#### Aim:
Transcribe the full listing exactly, and drop every picture.

··· Data entries ···

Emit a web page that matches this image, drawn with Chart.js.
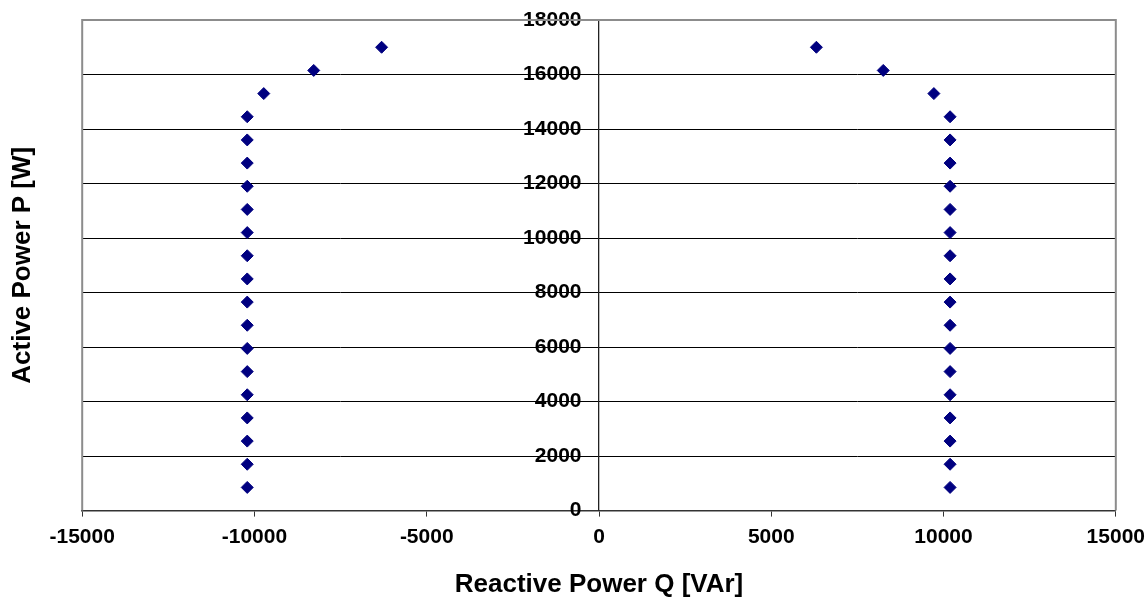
<!DOCTYPE html>
<html>
<head>
<meta charset="utf-8">
<script src="https://cdn.jsdelivr.net/npm/chart.js@4/dist/chart.umd.min.js"></script>
<style>
  html, body { margin: 0; padding: 0; background: #fff; }
  #wrap { width: 1148px; height: 598px; position: relative; }
</style>
</head>
<body>
<div id="wrap"><canvas id="pq"></canvas></div>
<script>
// active power steps (W)
const activePower = [850, 1700, 2550, 3400, 4250, 5100, 5950, 6800, 7650, 8500,
    9350, 10200, 11050, 11900, 12750, 13600, 14450, 15300, 16150, 17000];
// reactive power limits (VAr), inductive side and capacitive side
const qNegative = [-10210, -10210, -10210, -10210, -10210, -10210, -10210, -10210, -10210, -10210,
    -10210, -10210, -10210, -10210, -10210, -10210, -10210, -9730, -8280, -6310];
const qPositive = [10190, 10190, 10190, 10190, 10190, 10190, 10190, 10190, 10190, 10190,
    10190, 10190, 10190, 10190, 10190, 10190, 10190, 9720, 8250, 6310];

const xTicks = [-15000, -10000, -5000, 0, 5000, 10000, 15000];
const yTicks = [0, 2000, 4000, 6000, 8000, 10000, 12000, 14000, 16000, 18000];

const fontFam = "'Liberation Sans', Arial, sans-serif";
const markColor = '#000080';
const NB = '\u00a0';

const toPoints = (qs) => qs.map((q, i) => ({ x: q, y: activePower[i] }));

// grey frame around plot area (top, right, left)
const plotFrame = {
    id: 'plotFrame',
    afterDatasetsDraw(chart) {
        const { ctx, chartArea: a } = chart;
        ctx.save();
        ctx.strokeStyle = '#8c8c8c';
        ctx.lineWidth = 2;
        ctx.beginPath();
        ctx.moveTo(a.left, a.bottom);
        ctx.lineTo(a.left, a.top);
        ctx.lineTo(a.right, a.top);
        ctx.lineTo(a.right, a.bottom);
        ctx.stroke();
        ctx.restore();
    }
};

new Chart(document.getElementById('pq'), {
    type: 'scatter',
    data: {
        datasets: [
            {
                label: 'Q-',
                data: toPoints(qNegative),
                pointStyle: 'rectRot',
                pointRadius: 6,
                backgroundColor: markColor,
                borderColor: markColor
            },
            {
                label: 'Q+',
                data: toPoints(qPositive),
                pointStyle: 'rectRot',
                pointRadius: 6,
                backgroundColor: markColor,
                borderColor: markColor
            }
        ]
    },
    options: {
        responsive: true,
        maintainAspectRatio: false,
        animation: false,
        layout: { padding: { top: 20, right: 0, bottom: 0, left: 0 } },
        plugins: {
            legend: { display: false },
            tooltip: { enabled: false }
        },
        scales: {
            x: {
                type: 'linear',
                position: 'bottom',
                min: -15000,
                max: 15000,
                afterBuildTicks: (s) => { s.ticks = xTicks.map(v => ({ value: v })); },
                // let the last label run closer to the canvas edge
                afterFit: (s) => { s.paddingRight = Math.max(s.paddingRight - 5, 0); },
                grid: { drawOnChartArea: false, drawTicks: true, tickLength: 6, color: '#333' },
                border: { color: '#333', width: 1.5 },
                ticks: {
                    padding: 8,
                    color: '#000',
                    maxRotation: 0,
                    callback: (v) => String(v),
                    font: { family: fontFam, size: 21, weight: 'bold' }
                },
                title: {
                    display: true,
                    text: 'Reactive Power Q [VAr]',
                    color: '#000',
                    padding: { top: 11, bottom: -2 },
                    font: { family: fontFam, size: 26, weight: 'bold' }
                }
            },
            y: {
                type: 'linear',
                position: { x: 0 },
                min: 0,
                max: 18000,
                afterBuildTicks: (s) => { s.ticks = yTicks.map(v => ({ value: v })); },
                grid: { color: '#000', lineWidth: 1, tickLength: 7 },
                border: { color: '#222', width: 1.3 },
                ticks: {
                    color: '#000',
                    // keep labels clear of the centre axis
                    callback: (v) => String(v) + NB + NB + NB,
                    font: { family: fontFam, size: 21, weight: 'bold' }
                }
            },
            yTitle: {
                type: 'linear',
                position: 'left',
                min: 0,
                max: 1,
                grid: { display: false, drawTicks: false },
                border: { display: false },
                ticks: { display: false },
                title: {
                    display: true,
                    text: 'Active Power P [W]',
                    color: '#000',
                    padding: { top: 7, bottom: 44 },
                    font: { family: fontFam, size: 26, weight: 'bold' }
                }
            }
        }
    },
    plugins: [plotFrame]
});
</script>
</body>
</html>
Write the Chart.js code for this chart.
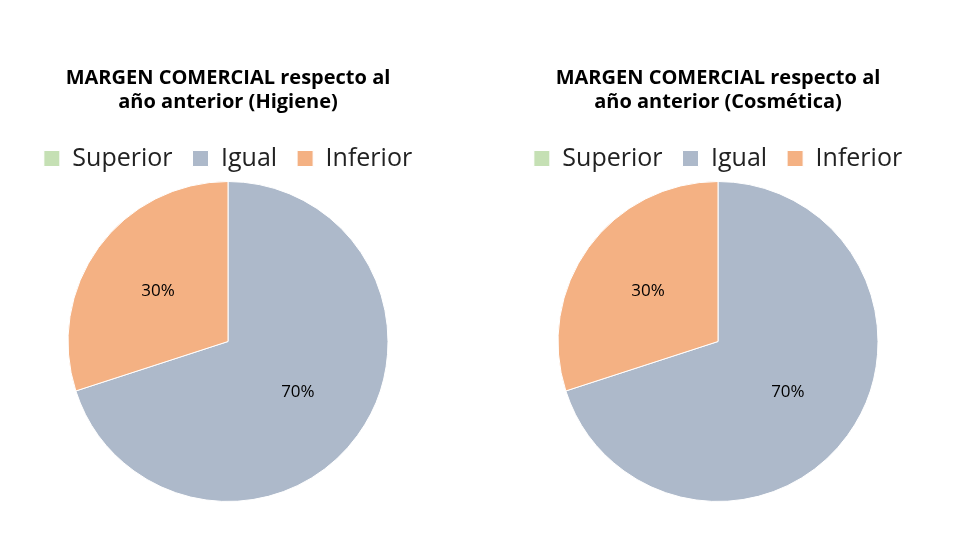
<!DOCTYPE html>
<html><head><meta charset="utf-8">
<script src="https://cdn.jsdelivr.net/npm/chart.js@4/dist/chart.umd.min.js"></script>
<style>body{margin:0;background:#fff;width:980px;height:560px;display:flex}
.c{width:490px;height:560px;position:relative}</style></head>
<body><div class="c"><canvas id="a"></canvas></div><div class="c"><canvas id="b"></canvas></div>
<script>
const categories = ['Superior','Igual','Inferior'];
const higieneValues = [0,70,30];
const cosmeticaValues = [0,70,30];
const titles = [['MARGEN COMERCIAL respecto al','año anterior (Higiene)'],['MARGEN COMERCIAL respecto al','año anterior (Cosmética)']];
const colors = ['#c5e0b4','#adb9ca','#f4b183'];
const labelPlugin = {id:'lbl',afterDatasetsDraw(chart){
  const ctx=chart.ctx; const meta=chart.getDatasetMeta(0); const data=chart.data.datasets[0].data;
  const tot=data.reduce((a,b)=>a+b,0);
  ctx.save(); ctx.font='17px "Open Sans"'; ctx.fillStyle='#000'; ctx.textAlign='center'; ctx.textBaseline='middle';
  meta.data.forEach((arc,i)=>{ if(!data[i]) return;
    const m=(arc.startAngle+arc.endAngle)/2, r=arc.outerRadius*0.54;
    ctx.fillText(Math.round(data[i]/tot*100)+'%', arc.x+Math.cos(m)*r, arc.y+Math.sin(m)*r);});
  ctx.restore();}};
function make(id,vals,title){
  new Chart(document.getElementById(id),{type:'pie',plugins:[labelPlugin],
    data:{labels:categories,datasets:[{data:vals,backgroundColor:colors,borderColor:'#fff',borderWidth:1}]},
    options:{responsive:true,maintainAspectRatio:false,animation:false,
      layout:{padding:{top:48,bottom:58,right:34}},
      plugins:{tooltip:{enabled:false},
        title:{display:true,text:title,color:'#000',font:{family:'"Open Sans"',size:20,weight:'bold'},padding:{top:18,bottom:12},lineHeight:1.5},
        legend:{position:'top',labels:{color:'#222',font:{family:'"Open Sans"',size:25},boxWidth:16,boxHeight:16,padding:20}}}}});
}
make('a',higieneValues,titles[0]); make('b',cosmeticaValues,titles[1]);
</script></body></html>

···

#### Output:
Emit a web page that matches this image, drawn with Chart.js.
<!DOCTYPE html>
<html>
<head>
<meta charset="utf-8">
<script src="https://cdn.jsdelivr.net/npm/chart.js@4/dist/chart.umd.min.js"></script>
<style>
  html, body { margin: 0; padding: 0; background: #fff; }
  #wrap { width: 1148px; height: 598px; position: relative; }
</style>
</head>
<body>
<div id="wrap"><canvas id="pq"></canvas></div>
<script>
// active power steps (W)
const activePower = [850, 1700, 2550, 3400, 4250, 5100, 5950, 6800, 7650, 8500,
    9350, 10200, 11050, 11900, 12750, 13600, 14450, 15300, 16150, 17000];
// reactive power limits (VAr), inductive side and capacitive side
const qNegative = [-10210, -10210, -10210, -10210, -10210, -10210, -10210, -10210, -10210, -10210,
    -10210, -10210, -10210, -10210, -10210, -10210, -10210, -9730, -8280, -6310];
const qPositive = [10190, 10190, 10190, 10190, 10190, 10190, 10190, 10190, 10190, 10190,
    10190, 10190, 10190, 10190, 10190, 10190, 10190, 9720, 8250, 6310];

const xTicks = [-15000, -10000, -5000, 0, 5000, 10000, 15000];
const yTicks = [0, 2000, 4000, 6000, 8000, 10000, 12000, 14000, 16000, 18000];

const fontFam = "'Liberation Sans', Arial, sans-serif";
const markColor = '#000080';
const NB = '\u00a0';

const toPoints = (qs) => qs.map((q, i) => ({ x: q, y: activePower[i] }));

// grey frame around plot area (top, right, left)
const plotFrame = {
    id: 'plotFrame',
    afterDatasetsDraw(chart) {
        const { ctx, chartArea: a } = chart;
        ctx.save();
        ctx.strokeStyle = '#8c8c8c';
        ctx.lineWidth = 2;
        ctx.beginPath();
        ctx.moveTo(a.left, a.bottom);
        ctx.lineTo(a.left, a.top);
        ctx.lineTo(a.right, a.top);
        ctx.lineTo(a.right, a.bottom);
        ctx.stroke();
        ctx.restore();
    }
};

new Chart(document.getElementById('pq'), {
    type: 'scatter',
    data: {
        datasets: [
            {
                label: 'Q-',
                data: toPoints(qNegative),
                pointStyle: 'rectRot',
                pointRadius: 6,
                backgroundColor: markColor,
                borderColor: markColor
            },
            {
                label: 'Q+',
                data: toPoints(qPositive),
                pointStyle: 'rectRot',
                pointRadius: 6,
                backgroundColor: markColor,
                borderColor: markColor
            }
        ]
    },
    options: {
        responsive: true,
        maintainAspectRatio: false,
        animation: false,
        layout: { padding: { top: 20, right: 0, bottom: 0, left: 0 } },
        plugins: {
            legend: { display: false },
            tooltip: { enabled: false }
        },
        scales: {
            x: {
                type: 'linear',
                position: 'bottom',
                min: -15000,
                max: 15000,
                afterBuildTicks: (s) => { s.ticks = xTicks.map(v => ({ value: v })); },
                // let the last label run closer to the canvas edge
                afterFit: (s) => { s.paddingRight = Math.max(s.paddingRight - 5, 0); },
                grid: { drawOnChartArea: false, drawTicks: true, tickLength: 6, color: '#333' },
                border: { color: '#333', width: 1.5 },
                ticks: {
                    padding: 8,
                    color: '#000',
                    maxRotation: 0,
                    callback: (v) => String(v),
                    font: { family: fontFam, size: 21, weight: 'bold' }
                },
                title: {
                    display: true,
                    text: 'Reactive Power Q [VAr]',
                    color: '#000',
                    padding: { top: 11, bottom: -2 },
                    font: { family: fontFam, size: 26, weight: 'bold' }
                }
            },
            y: {
                type: 'linear',
                position: { x: 0 },
                min: 0,
                max: 18000,
                afterBuildTicks: (s) => { s.ticks = yTicks.map(v => ({ value: v })); },
                grid: { color: '#000', lineWidth: 1, tickLength: 7 },
                border: { color: '#222', width: 1.3 },
                ticks: {
                    color: '#000',
                    // keep labels clear of the centre axis
                    callback: (v) => String(v) + NB + NB + NB,
                    font: { family: fontFam, size: 21, weight: 'bold' }
                }
            },
            yTitle: {
                type: 'linear',
                position: 'left',
                min: 0,
                max: 1,
                grid: { display: false, drawTicks: false },
                border: { display: false },
                ticks: { display: false },
                title: {
                    display: true,
                    text: 'Active Power P [W]',
                    color: '#000',
                    padding: { top: 7, bottom: 44 },
                    font: { family: fontFam, size: 26, weight: 'bold' }
                }
            }
        }
    },
    plugins: [plotFrame]
});
</script>
</body>
</html>
Write the Chart.js code for this chart.
<!DOCTYPE html>
<html><head><meta charset="utf-8">
<script src="https://cdn.jsdelivr.net/npm/chart.js@4/dist/chart.umd.min.js"></script>
<style>body{margin:0;background:#fff;width:980px;height:560px;display:flex}
.c{width:490px;height:560px;position:relative}</style></head>
<body><div class="c"><canvas id="a"></canvas></div><div class="c"><canvas id="b"></canvas></div>
<script>
const categories = ['Superior','Igual','Inferior'];
const higieneValues = [0,70,30];
const cosmeticaValues = [0,70,30];
const titles = [['MARGEN COMERCIAL respecto al','año anterior (Higiene)'],['MARGEN COMERCIAL respecto al','año anterior (Cosmética)']];
const colors = ['#c5e0b4','#adb9ca','#f4b183'];
const labelPlugin = {id:'lbl',afterDatasetsDraw(chart){
  const ctx=chart.ctx; const meta=chart.getDatasetMeta(0); const data=chart.data.datasets[0].data;
  const tot=data.reduce((a,b)=>a+b,0);
  ctx.save(); ctx.font='17px "Open Sans"'; ctx.fillStyle='#000'; ctx.textAlign='center'; ctx.textBaseline='middle';
  meta.data.forEach((arc,i)=>{ if(!data[i]) return;
    const m=(arc.startAngle+arc.endAngle)/2, r=arc.outerRadius*0.54;
    ctx.fillText(Math.round(data[i]/tot*100)+'%', arc.x+Math.cos(m)*r, arc.y+Math.sin(m)*r);});
  ctx.restore();}};
function make(id,vals,title){
  new Chart(document.getElementById(id),{type:'pie',plugins:[labelPlugin],
    data:{labels:categories,datasets:[{data:vals,backgroundColor:colors,borderColor:'#fff',borderWidth:1}]},
    options:{responsive:true,maintainAspectRatio:false,animation:false,
      layout:{padding:{top:48,bottom:58,right:34}},
      plugins:{tooltip:{enabled:false},
        title:{display:true,text:title,color:'#000',font:{family:'"Open Sans"',size:20,weight:'bold'},padding:{top:18,bottom:12},lineHeight:1.5},
        legend:{position:'top',labels:{color:'#222',font:{family:'"Open Sans"',size:25},boxWidth:16,boxHeight:16,padding:20}}}}});
}
make('a',higieneValues,titles[0]); make('b',cosmeticaValues,titles[1]);
</script></body></html>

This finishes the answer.